Château Yon-Figeac
Heading west away from the town of St Emilion, en route for Libourne, the huge extent of the ancient Figeac seigneurie becomes apparent. To one side, on the right, admittedly set well back from the road and hidden from view behind the trees, is Château Figeac, and beyond that there are the vineyards of Château La Tour du Pin Figeac (the Giraud-Bélivier section) as well as its now extinct twin of the same name, which belonged to the Moueix family. This latter estate was purchased by LVMH and briefly rechristened Château La Tour du Pin, before it was eventually culled, the vineyards mostly replanted to Sauvignon Blanc and utilised for the newly introduced white wine of Château Cheval Blanc. An estate which was, it has to be said, also once a part of the original Figeac seigneurie.

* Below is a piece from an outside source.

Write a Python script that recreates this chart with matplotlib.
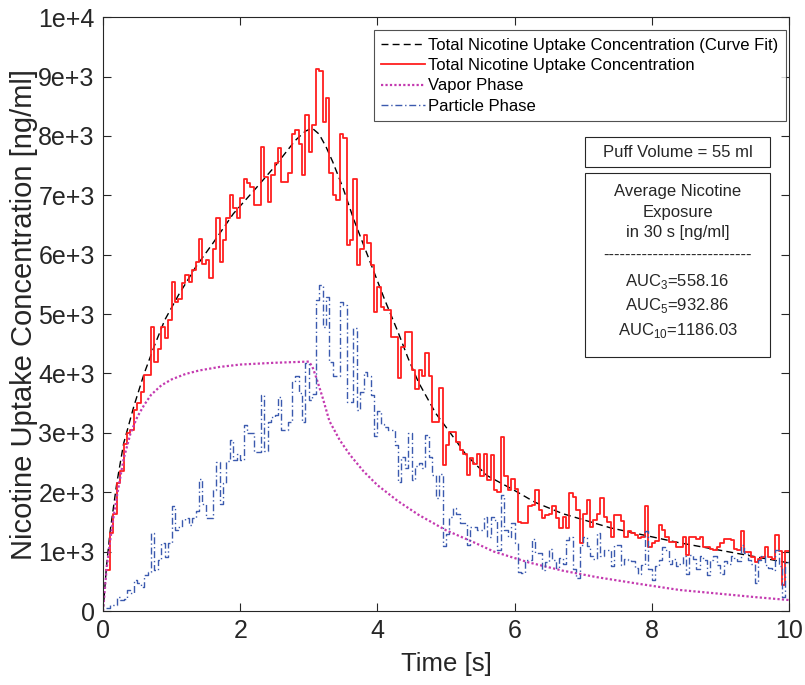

While it may not be immediately apparent, the old Figeac seigneurie also covered much of the land on the left-hand side of the road. The most eye-catching piece of evidence in support of this is Château Grand Barrail, a rather grandiose château which now functions as a luxury hotel (I have never stayed there obviously) and which towers over its associated vineyard, Château Grand Barrail Lamarzelle Figeac. Another often overlooked domaine which was also derived from the old Figeac estate, one even closer to the town of St Emilion, is Château Yon-Figeac.
Origins
The vineyards of Château Yon-Figeac were carved from the Figeac estate sometime after 1874. In fact at this time there appeared three new vineyards in the Yon secteur, the first of which was Yon-Figeac, which was in the hands of Monsieur Saint-Albin-Bonneval (died 1897), the husband of Louise Roulle (1833 – 1908), and they were turning out 15 tonneaux per annum from their vines. It is this vineyard that concerns us in this profile, but for the sake of completeness the other two estates which appeared at the same time were Clos Yon-Figeac, in the hands of Gustave Gurchy (1820 – 1880), producing 15 tonneaux per annum, and the succinctly named Yon, subsequently rechristened Clos Yon, which was worked by a vigneron named Manuaud. This was a somewhat smaller estate, turning out 8 tonneaux per annum.